→ JOB
Return every record below exactly as written, but leave out the pictures.

→ DATA ENTRIES
--*--

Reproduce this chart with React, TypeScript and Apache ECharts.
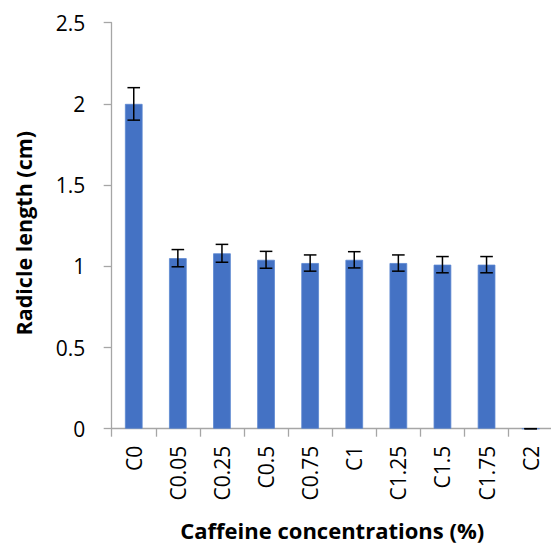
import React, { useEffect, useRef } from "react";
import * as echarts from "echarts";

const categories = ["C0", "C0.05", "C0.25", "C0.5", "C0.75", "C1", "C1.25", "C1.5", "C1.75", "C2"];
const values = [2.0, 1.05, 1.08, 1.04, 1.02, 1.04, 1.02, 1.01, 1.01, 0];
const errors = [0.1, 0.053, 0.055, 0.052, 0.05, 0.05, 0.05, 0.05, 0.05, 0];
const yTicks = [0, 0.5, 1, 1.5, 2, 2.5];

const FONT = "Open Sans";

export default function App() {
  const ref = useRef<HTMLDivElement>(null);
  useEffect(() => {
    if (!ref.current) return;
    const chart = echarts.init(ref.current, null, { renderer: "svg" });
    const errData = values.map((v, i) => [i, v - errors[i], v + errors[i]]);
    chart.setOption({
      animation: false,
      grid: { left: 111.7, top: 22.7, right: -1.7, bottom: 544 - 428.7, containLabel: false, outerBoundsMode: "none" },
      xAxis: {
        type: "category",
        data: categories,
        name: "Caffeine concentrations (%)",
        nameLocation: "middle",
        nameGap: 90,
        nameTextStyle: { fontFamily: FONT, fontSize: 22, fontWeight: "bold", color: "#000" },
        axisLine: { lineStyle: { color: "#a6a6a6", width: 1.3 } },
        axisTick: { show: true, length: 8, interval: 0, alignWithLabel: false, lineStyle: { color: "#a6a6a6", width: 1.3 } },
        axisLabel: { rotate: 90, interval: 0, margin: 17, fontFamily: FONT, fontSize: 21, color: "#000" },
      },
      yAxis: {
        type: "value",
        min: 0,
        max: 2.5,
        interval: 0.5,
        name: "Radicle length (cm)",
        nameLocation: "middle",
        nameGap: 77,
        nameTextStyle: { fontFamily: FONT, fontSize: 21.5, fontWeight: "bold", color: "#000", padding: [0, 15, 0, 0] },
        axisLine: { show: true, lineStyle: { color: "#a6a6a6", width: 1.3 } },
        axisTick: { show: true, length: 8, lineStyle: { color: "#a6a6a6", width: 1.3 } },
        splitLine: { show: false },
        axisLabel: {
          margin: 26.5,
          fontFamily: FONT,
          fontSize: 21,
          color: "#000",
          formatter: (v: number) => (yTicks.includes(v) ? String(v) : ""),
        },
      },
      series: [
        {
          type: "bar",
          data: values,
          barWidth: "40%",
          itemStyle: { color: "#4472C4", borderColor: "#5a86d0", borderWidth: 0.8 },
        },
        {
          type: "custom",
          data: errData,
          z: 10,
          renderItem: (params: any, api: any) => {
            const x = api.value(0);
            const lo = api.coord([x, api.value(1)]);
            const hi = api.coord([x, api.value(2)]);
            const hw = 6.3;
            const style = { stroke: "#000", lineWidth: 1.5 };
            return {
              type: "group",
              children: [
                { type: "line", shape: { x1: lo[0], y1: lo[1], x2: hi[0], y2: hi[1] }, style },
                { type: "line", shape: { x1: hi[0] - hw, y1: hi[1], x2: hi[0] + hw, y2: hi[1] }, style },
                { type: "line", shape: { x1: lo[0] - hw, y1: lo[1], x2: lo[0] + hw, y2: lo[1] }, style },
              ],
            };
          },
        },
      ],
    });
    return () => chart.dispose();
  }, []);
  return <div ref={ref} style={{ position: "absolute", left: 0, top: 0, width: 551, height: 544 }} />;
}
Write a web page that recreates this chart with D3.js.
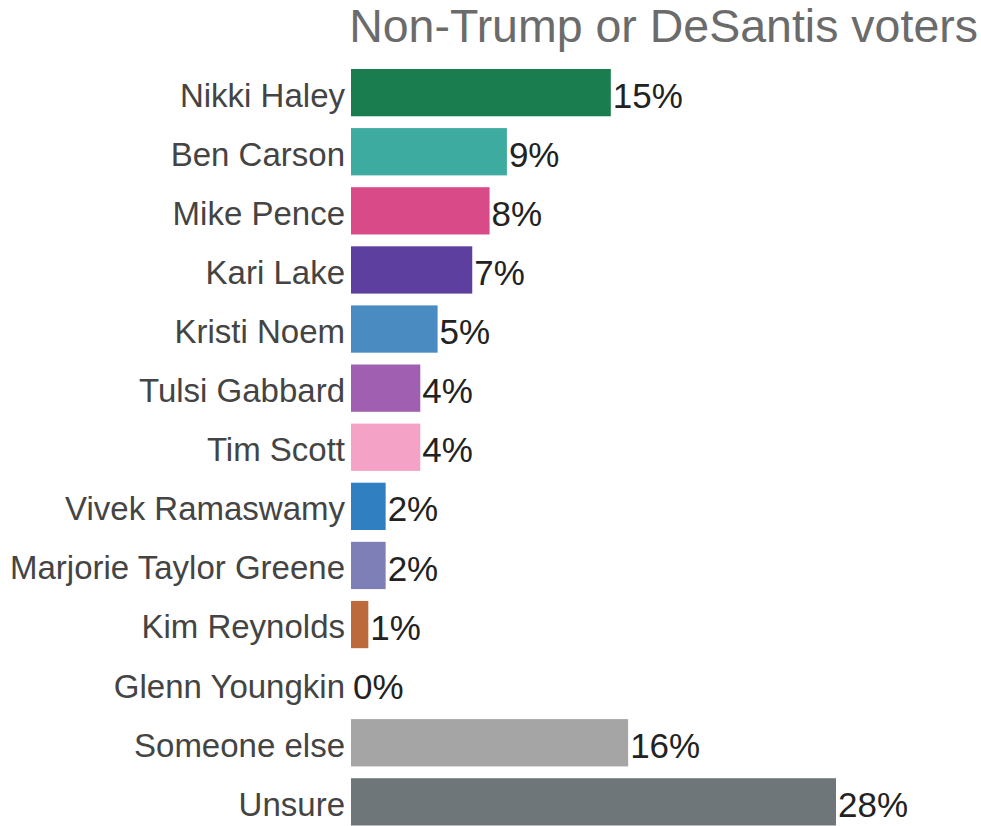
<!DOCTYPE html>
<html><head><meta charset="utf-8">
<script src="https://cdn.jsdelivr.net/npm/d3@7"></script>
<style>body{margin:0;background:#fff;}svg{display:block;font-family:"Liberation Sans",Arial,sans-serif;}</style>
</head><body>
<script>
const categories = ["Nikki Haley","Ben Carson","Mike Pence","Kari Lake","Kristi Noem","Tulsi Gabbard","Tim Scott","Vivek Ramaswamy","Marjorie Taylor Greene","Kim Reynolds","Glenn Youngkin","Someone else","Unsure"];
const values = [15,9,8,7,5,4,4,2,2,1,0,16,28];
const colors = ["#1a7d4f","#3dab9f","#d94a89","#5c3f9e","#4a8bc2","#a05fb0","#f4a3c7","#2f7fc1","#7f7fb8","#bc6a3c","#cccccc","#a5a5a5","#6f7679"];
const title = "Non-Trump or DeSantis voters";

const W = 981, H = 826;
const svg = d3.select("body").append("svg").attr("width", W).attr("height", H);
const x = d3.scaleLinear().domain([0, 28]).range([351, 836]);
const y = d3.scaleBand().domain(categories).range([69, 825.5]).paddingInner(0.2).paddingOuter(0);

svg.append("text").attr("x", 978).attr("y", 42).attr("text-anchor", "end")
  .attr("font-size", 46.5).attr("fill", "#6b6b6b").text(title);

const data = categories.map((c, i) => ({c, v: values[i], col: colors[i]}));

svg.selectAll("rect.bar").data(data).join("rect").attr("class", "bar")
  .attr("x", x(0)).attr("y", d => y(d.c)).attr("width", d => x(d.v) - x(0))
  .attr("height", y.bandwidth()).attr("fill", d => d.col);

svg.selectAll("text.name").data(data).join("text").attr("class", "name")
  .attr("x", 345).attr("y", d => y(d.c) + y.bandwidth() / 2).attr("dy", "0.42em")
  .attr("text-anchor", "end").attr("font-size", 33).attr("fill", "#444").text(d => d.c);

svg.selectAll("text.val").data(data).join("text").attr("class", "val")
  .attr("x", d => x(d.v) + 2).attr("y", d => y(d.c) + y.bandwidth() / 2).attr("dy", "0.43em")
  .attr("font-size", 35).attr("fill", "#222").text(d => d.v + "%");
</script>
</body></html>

--*--

→ EXERCISE ANSWER
Reproduce this chart with React, TypeScript and Apache ECharts.
import React, { useEffect, useRef } from "react";
import * as echarts from "echarts";

const categories = ["C0", "C0.05", "C0.25", "C0.5", "C0.75", "C1", "C1.25", "C1.5", "C1.75", "C2"];
const values = [2.0, 1.05, 1.08, 1.04, 1.02, 1.04, 1.02, 1.01, 1.01, 0];
const errors = [0.1, 0.053, 0.055, 0.052, 0.05, 0.05, 0.05, 0.05, 0.05, 0];
const yTicks = [0, 0.5, 1, 1.5, 2, 2.5];

const FONT = "Open Sans";

export default function App() {
  const ref = useRef<HTMLDivElement>(null);
  useEffect(() => {
    if (!ref.current) return;
    const chart = echarts.init(ref.current, null, { renderer: "svg" });
    const errData = values.map((v, i) => [i, v - errors[i], v + errors[i]]);
    chart.setOption({
      animation: false,
      grid: { left: 111.7, top: 22.7, right: -1.7, bottom: 544 - 428.7, containLabel: false, outerBoundsMode: "none" },
      xAxis: {
        type: "category",
        data: categories,
        name: "Caffeine concentrations (%)",
        nameLocation: "middle",
        nameGap: 90,
        nameTextStyle: { fontFamily: FONT, fontSize: 22, fontWeight: "bold", color: "#000" },
        axisLine: { lineStyle: { color: "#a6a6a6", width: 1.3 } },
        axisTick: { show: true, length: 8, interval: 0, alignWithLabel: false, lineStyle: { color: "#a6a6a6", width: 1.3 } },
        axisLabel: { rotate: 90, interval: 0, margin: 17, fontFamily: FONT, fontSize: 21, color: "#000" },
      },
      yAxis: {
        type: "value",
        min: 0,
        max: 2.5,
        interval: 0.5,
        name: "Radicle length (cm)",
        nameLocation: "middle",
        nameGap: 77,
        nameTextStyle: { fontFamily: FONT, fontSize: 21.5, fontWeight: "bold", color: "#000", padding: [0, 15, 0, 0] },
        axisLine: { show: true, lineStyle: { color: "#a6a6a6", width: 1.3 } },
        axisTick: { show: true, length: 8, lineStyle: { color: "#a6a6a6", width: 1.3 } },
        splitLine: { show: false },
        axisLabel: {
          margin: 26.5,
          fontFamily: FONT,
          fontSize: 21,
          color: "#000",
          formatter: (v: number) => (yTicks.includes(v) ? String(v) : ""),
        },
      },
      series: [
        {
          type: "bar",
          data: values,
          barWidth: "40%",
          itemStyle: { color: "#4472C4", borderColor: "#5a86d0", borderWidth: 0.8 },
        },
        {
          type: "custom",
          data: errData,
          z: 10,
          renderItem: (params: any, api: any) => {
            const x = api.value(0);
            const lo = api.coord([x, api.value(1)]);
            const hi = api.coord([x, api.value(2)]);
            const hw = 6.3;
            const style = { stroke: "#000", lineWidth: 1.5 };
            return {
              type: "group",
              children: [
                { type: "line", shape: { x1: lo[0], y1: lo[1], x2: hi[0], y2: hi[1] }, style },
                { type: "line", shape: { x1: hi[0] - hw, y1: hi[1], x2: hi[0] + hw, y2: hi[1] }, style },
                { type: "line", shape: { x1: lo[0] - hw, y1: lo[1], x2: lo[0] + hw, y2: lo[1] }, style },
              ],
            };
          },
        },
      ],
    });
    return () => chart.dispose();
  }, []);
  return <div ref={ref} style={{ position: "absolute", left: 0, top: 0, width: 551, height: 544 }} />;
}
Write a web page that recreates this chart with D3.js.
<!DOCTYPE html>
<html><head><meta charset="utf-8">
<script src="https://cdn.jsdelivr.net/npm/d3@7"></script>
<style>body{margin:0;background:#fff;}svg{display:block;font-family:"Liberation Sans",Arial,sans-serif;}</style>
</head><body>
<script>
const categories = ["Nikki Haley","Ben Carson","Mike Pence","Kari Lake","Kristi Noem","Tulsi Gabbard","Tim Scott","Vivek Ramaswamy","Marjorie Taylor Greene","Kim Reynolds","Glenn Youngkin","Someone else","Unsure"];
const values = [15,9,8,7,5,4,4,2,2,1,0,16,28];
const colors = ["#1a7d4f","#3dab9f","#d94a89","#5c3f9e","#4a8bc2","#a05fb0","#f4a3c7","#2f7fc1","#7f7fb8","#bc6a3c","#cccccc","#a5a5a5","#6f7679"];
const title = "Non-Trump or DeSantis voters";

const W = 981, H = 826;
const svg = d3.select("body").append("svg").attr("width", W).attr("height", H);
const x = d3.scaleLinear().domain([0, 28]).range([351, 836]);
const y = d3.scaleBand().domain(categories).range([69, 825.5]).paddingInner(0.2).paddingOuter(0);

svg.append("text").attr("x", 978).attr("y", 42).attr("text-anchor", "end")
  .attr("font-size", 46.5).attr("fill", "#6b6b6b").text(title);

const data = categories.map((c, i) => ({c, v: values[i], col: colors[i]}));

svg.selectAll("rect.bar").data(data).join("rect").attr("class", "bar")
  .attr("x", x(0)).attr("y", d => y(d.c)).attr("width", d => x(d.v) - x(0))
  .attr("height", y.bandwidth()).attr("fill", d => d.col);

svg.selectAll("text.name").data(data).join("text").attr("class", "name")
  .attr("x", 345).attr("y", d => y(d.c) + y.bandwidth() / 2).attr("dy", "0.42em")
  .attr("text-anchor", "end").attr("font-size", 33).attr("fill", "#444").text(d => d.c);

svg.selectAll("text.val").data(data).join("text").attr("class", "val")
  .attr("x", d => x(d.v) + 2).attr("y", d => y(d.c) + y.bandwidth() / 2).attr("dy", "0.43em")
  .attr("font-size", 35).attr("fill", "#222").text(d => d.v + "%");
</script>
</body></html>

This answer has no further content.